Give the number of lines that contain the string "this", and nothing else.

==== MATERIAL SUPPLIED

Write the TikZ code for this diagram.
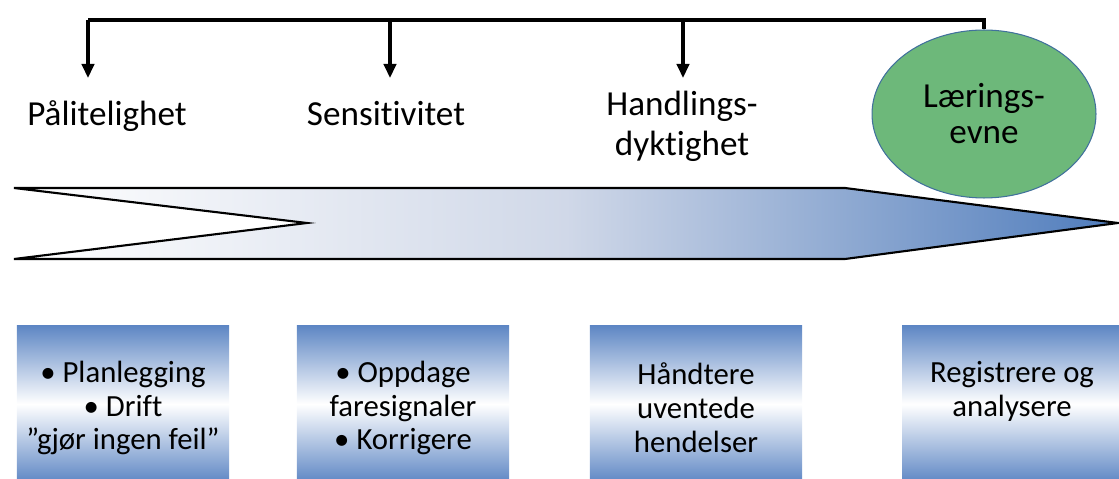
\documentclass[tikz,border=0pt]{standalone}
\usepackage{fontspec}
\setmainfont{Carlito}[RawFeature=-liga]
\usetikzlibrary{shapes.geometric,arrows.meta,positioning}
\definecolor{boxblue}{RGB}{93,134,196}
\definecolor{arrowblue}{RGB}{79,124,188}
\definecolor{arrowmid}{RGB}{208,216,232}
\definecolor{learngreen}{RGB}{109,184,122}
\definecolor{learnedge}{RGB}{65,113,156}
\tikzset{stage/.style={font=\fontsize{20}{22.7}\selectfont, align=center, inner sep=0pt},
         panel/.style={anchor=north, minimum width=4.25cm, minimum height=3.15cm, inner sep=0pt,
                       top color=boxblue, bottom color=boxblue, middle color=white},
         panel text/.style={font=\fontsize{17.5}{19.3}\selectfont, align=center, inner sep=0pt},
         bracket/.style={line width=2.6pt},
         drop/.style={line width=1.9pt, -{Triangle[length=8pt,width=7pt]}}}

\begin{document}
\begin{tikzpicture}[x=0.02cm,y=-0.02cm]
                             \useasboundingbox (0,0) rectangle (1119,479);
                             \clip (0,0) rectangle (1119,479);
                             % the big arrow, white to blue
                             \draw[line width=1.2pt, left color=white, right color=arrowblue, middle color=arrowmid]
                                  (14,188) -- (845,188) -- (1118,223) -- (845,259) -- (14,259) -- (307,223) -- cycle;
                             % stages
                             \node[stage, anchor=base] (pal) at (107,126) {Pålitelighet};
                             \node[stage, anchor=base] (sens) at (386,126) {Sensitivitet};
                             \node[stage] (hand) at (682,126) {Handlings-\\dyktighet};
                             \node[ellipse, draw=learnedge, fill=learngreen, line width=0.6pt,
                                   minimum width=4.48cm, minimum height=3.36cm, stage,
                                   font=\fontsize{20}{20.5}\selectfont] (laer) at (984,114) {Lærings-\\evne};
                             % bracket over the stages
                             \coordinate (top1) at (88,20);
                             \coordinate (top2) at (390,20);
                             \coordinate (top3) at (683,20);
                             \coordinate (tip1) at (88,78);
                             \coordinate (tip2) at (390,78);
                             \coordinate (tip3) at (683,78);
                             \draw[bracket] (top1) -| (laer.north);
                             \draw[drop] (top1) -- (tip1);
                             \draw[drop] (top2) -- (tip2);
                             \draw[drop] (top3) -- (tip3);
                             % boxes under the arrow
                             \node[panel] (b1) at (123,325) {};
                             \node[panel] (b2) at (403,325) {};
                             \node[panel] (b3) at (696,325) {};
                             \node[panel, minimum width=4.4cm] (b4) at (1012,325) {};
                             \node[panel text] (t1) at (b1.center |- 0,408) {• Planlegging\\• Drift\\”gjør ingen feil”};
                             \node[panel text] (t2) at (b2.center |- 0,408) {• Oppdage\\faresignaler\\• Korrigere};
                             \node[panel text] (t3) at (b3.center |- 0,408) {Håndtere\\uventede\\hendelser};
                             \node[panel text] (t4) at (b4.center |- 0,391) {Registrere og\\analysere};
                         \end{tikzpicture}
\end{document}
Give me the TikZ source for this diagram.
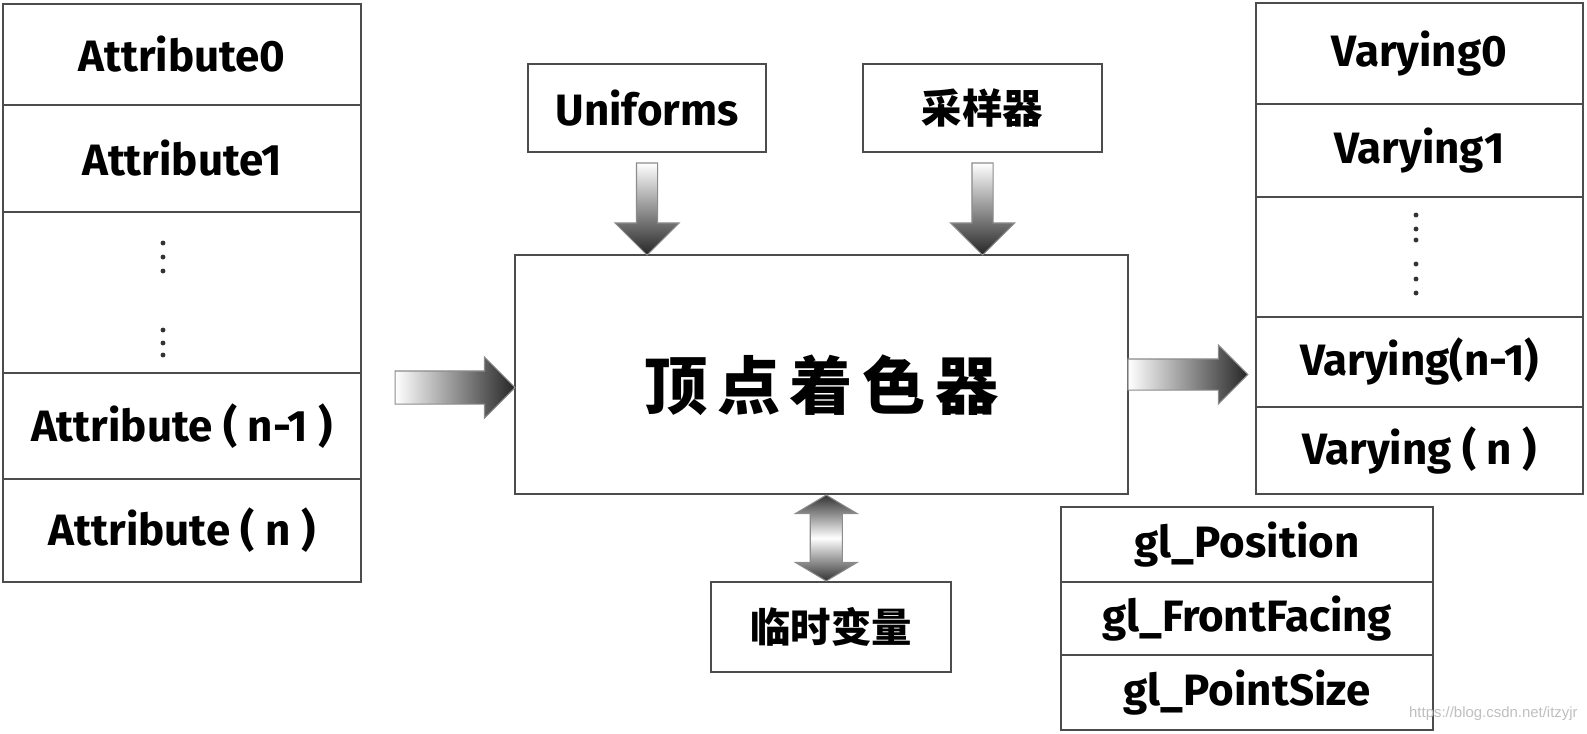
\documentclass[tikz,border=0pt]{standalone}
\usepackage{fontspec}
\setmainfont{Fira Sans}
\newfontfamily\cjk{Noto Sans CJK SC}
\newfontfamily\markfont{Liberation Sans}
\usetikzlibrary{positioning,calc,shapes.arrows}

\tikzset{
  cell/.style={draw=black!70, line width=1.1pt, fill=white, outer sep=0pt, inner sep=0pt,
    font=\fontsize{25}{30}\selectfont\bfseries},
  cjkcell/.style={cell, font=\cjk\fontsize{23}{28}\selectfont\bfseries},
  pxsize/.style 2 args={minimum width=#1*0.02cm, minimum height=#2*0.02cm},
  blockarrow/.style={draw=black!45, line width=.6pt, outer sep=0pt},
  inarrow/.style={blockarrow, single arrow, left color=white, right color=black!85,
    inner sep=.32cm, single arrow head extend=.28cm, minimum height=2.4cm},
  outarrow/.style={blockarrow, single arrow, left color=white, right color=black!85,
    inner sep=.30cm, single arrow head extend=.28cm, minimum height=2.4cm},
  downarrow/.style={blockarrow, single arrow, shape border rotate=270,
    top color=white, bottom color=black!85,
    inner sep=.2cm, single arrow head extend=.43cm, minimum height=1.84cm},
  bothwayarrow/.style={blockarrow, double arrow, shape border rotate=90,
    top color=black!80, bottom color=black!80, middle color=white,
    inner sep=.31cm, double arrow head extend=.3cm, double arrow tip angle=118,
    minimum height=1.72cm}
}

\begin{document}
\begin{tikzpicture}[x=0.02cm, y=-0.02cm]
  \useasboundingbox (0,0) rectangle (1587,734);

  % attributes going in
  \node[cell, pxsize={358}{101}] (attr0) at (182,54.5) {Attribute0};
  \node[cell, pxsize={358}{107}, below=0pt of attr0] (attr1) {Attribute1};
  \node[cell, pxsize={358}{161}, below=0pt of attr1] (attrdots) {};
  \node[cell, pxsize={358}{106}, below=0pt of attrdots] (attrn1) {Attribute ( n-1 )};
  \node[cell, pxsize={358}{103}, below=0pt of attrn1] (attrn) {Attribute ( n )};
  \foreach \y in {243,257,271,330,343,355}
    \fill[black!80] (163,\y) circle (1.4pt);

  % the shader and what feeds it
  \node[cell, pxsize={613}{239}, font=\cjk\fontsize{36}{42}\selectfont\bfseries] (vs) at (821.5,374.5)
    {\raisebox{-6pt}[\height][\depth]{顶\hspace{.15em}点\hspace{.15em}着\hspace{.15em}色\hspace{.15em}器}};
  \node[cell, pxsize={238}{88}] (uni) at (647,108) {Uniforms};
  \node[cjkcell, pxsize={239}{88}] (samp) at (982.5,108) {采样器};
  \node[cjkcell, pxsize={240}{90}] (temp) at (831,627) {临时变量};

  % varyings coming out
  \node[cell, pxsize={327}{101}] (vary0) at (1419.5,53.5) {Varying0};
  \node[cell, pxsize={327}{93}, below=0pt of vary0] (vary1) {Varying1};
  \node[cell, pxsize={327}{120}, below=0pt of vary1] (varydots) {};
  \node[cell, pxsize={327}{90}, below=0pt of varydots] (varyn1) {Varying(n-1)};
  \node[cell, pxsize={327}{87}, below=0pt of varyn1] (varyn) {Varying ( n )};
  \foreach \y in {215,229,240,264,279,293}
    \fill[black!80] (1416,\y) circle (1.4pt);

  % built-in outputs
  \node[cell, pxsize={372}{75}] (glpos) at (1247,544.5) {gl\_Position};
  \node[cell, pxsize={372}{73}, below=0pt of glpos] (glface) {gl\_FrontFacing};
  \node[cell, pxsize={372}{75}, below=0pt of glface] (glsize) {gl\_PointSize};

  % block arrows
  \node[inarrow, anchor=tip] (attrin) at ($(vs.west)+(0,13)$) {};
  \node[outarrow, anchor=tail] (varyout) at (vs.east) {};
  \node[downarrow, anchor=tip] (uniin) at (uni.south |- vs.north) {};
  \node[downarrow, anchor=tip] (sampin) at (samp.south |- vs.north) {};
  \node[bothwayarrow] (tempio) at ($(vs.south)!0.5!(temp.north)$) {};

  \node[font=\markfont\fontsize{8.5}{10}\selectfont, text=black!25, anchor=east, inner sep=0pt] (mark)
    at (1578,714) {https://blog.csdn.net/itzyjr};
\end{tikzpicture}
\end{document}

========

▶ **THE ANSWER**: 2